Data shown:
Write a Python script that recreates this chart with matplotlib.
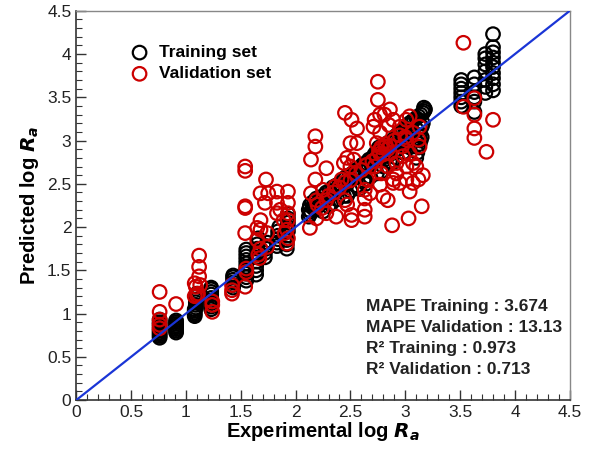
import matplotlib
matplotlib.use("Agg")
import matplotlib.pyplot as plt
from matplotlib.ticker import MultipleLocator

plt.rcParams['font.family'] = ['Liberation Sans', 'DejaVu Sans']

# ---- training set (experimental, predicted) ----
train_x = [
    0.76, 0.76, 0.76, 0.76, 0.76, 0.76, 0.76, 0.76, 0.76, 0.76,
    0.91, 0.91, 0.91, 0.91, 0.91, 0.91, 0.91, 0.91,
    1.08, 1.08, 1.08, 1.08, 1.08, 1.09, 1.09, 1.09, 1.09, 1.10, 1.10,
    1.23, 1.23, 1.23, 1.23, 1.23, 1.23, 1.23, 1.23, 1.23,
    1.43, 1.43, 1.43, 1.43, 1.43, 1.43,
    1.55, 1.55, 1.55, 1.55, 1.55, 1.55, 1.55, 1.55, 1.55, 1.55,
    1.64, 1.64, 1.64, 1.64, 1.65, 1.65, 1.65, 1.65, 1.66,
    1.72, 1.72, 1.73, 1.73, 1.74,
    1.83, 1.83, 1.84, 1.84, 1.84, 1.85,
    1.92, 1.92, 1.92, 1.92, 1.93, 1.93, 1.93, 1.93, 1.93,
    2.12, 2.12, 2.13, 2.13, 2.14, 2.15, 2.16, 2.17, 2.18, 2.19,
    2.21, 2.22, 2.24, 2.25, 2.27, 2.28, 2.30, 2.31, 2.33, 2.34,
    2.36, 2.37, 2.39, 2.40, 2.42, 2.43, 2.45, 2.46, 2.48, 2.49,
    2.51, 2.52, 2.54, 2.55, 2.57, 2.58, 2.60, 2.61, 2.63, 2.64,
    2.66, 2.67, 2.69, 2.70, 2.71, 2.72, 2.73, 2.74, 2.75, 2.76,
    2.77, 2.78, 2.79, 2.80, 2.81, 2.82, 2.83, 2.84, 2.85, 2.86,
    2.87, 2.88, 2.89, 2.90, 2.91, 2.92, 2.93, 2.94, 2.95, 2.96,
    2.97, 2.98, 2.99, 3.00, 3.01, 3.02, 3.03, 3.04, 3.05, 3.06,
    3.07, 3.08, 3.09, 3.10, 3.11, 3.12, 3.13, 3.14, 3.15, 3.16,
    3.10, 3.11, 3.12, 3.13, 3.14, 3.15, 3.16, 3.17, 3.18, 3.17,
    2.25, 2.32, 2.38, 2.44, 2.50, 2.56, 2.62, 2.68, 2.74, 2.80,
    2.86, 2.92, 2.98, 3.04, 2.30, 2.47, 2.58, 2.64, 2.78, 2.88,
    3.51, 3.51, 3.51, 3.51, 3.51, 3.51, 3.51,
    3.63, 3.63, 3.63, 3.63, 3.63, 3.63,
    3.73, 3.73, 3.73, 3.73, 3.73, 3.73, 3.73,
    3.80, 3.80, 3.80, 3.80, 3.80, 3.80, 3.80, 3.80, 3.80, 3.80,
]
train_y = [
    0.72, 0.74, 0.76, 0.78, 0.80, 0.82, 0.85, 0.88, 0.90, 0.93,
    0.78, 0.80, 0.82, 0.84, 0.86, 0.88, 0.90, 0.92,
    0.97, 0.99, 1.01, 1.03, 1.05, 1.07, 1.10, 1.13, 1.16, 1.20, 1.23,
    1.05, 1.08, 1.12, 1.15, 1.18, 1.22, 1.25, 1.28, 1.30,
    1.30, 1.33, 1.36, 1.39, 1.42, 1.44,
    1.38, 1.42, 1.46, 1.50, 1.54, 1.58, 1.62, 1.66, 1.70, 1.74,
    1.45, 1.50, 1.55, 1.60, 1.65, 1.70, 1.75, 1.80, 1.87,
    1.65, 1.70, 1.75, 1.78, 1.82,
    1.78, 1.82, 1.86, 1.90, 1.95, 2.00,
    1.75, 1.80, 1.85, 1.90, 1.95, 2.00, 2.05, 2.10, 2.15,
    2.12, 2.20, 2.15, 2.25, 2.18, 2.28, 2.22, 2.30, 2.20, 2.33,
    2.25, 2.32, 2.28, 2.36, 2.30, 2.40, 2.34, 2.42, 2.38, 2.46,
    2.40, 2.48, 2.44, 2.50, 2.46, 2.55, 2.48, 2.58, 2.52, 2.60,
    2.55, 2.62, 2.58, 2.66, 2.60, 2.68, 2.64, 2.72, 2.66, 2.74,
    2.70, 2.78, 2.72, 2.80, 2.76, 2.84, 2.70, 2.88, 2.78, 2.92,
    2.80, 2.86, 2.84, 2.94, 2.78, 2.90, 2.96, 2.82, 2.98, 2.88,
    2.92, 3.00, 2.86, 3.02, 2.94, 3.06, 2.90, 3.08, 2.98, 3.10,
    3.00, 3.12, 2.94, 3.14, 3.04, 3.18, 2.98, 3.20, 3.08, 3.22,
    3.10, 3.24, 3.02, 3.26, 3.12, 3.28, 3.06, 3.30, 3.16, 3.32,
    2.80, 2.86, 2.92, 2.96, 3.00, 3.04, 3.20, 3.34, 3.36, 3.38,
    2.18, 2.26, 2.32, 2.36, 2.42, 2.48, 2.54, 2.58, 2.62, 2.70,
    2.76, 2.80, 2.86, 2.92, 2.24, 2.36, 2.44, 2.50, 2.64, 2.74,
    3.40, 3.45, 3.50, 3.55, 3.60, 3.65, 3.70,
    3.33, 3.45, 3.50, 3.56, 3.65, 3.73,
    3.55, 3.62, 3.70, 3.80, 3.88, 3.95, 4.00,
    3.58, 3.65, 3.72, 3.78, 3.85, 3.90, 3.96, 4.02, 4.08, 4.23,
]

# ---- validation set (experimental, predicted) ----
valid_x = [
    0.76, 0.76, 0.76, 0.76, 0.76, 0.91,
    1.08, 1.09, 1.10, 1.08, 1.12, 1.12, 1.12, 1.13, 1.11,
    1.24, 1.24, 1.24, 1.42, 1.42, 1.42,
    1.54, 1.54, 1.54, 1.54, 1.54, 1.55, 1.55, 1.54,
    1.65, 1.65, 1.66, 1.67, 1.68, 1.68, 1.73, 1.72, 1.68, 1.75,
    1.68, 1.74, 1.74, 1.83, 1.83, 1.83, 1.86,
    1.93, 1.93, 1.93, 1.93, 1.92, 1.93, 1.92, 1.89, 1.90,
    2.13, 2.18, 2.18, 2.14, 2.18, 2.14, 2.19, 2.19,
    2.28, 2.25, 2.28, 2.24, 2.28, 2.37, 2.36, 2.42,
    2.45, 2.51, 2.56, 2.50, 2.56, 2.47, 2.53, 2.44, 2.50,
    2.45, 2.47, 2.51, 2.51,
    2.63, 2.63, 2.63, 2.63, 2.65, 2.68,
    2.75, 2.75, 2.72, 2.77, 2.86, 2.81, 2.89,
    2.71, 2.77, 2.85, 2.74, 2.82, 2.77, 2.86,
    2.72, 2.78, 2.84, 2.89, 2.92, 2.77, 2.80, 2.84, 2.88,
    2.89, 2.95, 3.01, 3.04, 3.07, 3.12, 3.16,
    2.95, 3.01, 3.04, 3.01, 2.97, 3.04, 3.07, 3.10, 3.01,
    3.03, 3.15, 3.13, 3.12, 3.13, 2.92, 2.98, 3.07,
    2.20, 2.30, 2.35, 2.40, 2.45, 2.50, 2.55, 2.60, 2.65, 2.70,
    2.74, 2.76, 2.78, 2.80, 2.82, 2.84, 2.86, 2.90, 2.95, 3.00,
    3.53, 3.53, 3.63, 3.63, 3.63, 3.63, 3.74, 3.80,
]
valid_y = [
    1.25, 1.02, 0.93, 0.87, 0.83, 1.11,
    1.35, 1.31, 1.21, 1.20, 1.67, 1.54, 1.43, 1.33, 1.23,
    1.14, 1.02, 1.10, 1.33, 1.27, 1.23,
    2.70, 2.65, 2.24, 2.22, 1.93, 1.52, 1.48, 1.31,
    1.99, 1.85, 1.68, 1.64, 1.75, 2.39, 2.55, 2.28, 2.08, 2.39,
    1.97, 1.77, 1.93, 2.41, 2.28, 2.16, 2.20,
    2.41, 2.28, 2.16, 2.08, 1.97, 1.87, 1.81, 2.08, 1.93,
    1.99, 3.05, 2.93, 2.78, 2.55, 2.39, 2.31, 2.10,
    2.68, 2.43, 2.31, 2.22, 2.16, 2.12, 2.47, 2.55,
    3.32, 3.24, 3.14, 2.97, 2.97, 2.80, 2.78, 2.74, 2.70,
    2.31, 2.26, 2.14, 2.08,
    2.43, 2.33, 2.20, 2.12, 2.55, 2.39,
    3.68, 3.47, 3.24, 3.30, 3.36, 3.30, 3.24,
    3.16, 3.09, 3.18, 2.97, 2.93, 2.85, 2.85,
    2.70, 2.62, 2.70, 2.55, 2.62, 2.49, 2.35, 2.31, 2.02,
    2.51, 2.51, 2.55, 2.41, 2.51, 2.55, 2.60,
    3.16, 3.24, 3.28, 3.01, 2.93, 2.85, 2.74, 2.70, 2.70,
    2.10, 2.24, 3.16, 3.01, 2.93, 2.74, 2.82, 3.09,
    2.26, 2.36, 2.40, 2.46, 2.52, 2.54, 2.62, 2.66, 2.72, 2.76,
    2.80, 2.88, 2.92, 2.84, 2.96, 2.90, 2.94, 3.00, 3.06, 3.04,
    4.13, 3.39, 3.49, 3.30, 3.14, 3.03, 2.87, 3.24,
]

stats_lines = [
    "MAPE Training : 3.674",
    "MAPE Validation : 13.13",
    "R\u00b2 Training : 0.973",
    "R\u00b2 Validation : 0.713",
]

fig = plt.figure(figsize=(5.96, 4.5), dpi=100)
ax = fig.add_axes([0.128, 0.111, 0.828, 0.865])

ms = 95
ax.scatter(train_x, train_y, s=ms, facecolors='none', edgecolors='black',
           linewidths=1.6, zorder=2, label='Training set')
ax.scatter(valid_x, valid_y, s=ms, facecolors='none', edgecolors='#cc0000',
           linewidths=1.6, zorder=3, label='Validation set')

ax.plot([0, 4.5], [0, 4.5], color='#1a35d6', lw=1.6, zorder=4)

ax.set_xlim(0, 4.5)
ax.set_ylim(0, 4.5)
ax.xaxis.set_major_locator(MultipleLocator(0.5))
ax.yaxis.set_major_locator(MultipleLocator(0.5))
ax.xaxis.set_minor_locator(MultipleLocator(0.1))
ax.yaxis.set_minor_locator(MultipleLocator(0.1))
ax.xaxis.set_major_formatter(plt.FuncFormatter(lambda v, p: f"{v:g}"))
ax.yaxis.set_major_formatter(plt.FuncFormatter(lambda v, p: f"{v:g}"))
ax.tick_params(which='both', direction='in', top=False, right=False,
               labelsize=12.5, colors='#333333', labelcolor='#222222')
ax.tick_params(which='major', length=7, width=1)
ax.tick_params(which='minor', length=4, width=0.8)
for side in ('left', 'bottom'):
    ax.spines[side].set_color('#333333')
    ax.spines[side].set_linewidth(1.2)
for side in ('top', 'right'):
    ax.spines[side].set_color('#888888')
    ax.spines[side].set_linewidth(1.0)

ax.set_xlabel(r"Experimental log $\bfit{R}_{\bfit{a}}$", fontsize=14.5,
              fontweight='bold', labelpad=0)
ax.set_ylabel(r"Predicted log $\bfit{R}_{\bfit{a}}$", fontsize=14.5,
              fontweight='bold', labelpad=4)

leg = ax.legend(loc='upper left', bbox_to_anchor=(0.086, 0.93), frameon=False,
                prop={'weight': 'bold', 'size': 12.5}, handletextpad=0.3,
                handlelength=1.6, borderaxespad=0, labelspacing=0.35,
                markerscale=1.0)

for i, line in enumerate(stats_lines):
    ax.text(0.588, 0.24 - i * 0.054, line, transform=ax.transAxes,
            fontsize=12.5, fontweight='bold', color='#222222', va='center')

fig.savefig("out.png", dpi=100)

Your instructions:
Would you reproduce the lines above, from the very first through the line containing "plt.rcParams['font.family'] = ['Liberation", exactly and without the pictures?

Response:
Write a Python script that recreates this chart with matplotlib.
import matplotlib
matplotlib.use("Agg")
import matplotlib.pyplot as plt
from matplotlib.ticker import MultipleLocator

plt.rcParams['font.family'] = ['Liberation Sans', 'DejaVu Sans']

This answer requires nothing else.